Q: What do you think of the recent visit of the Archbishop of Canterbury to Moscow?

A: This is part of Church diplomacy, important when the present UK Establishment, as ever using its organs like the BBC and the gutter press to issue fake news, has taken such a violently Russophobic, neo-Cold War attitude towards Russia. Thus, the present Prime Minister has promised to waste a further £500 million of public money on fake news propaganda against Russia. For me the most interesting moment was when Patriarch Kyrill asked the Archbishop if he had the courage to resist the tyranny of political correctness of atheistic Western governments. There was no answer.

Q: What is the most important question that you would ask heterodox today?

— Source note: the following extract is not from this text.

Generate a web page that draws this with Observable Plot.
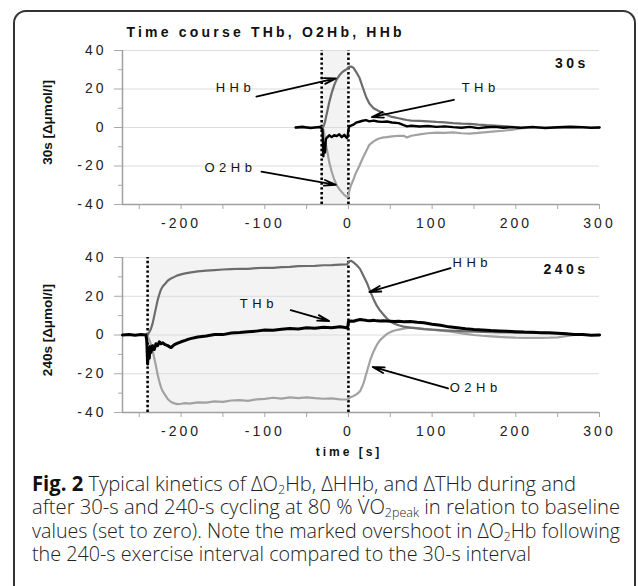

A: The same as that I would ask all Orthodox: Do you belong to Christian Civilization and its values or not? This question is vital because we belong to a world which, whether it is geographically Western or not, is full of Western atheism. For example, do we consider the organized violence of ideological totalitarianism, on which Western countries have been based ever since the eleventh century (the Norman Invasion and the First Crusade, followed by the Inquisition, Wars of ‘Religion’, Puritan intolerance, Imperialism, Communism, Fascism and today’s New World Order Neo-Imperialism), as part of our way of life or not? In Western Europe: Do we accept that the State has the right to intimidate and persecute our free speech in the name of political correctness? In Russia: Do we accept alcoholism, abortion, corruption, divorce and ecological disaster (ABCDE) as permissible in the life of Christians? Are you ‘real Christians’ (which is what the words ‘Orthodox Christian’ mean), having a Christian way of life and confessing Christian values in all spheres of life, spiritual, moral, social, political and economic?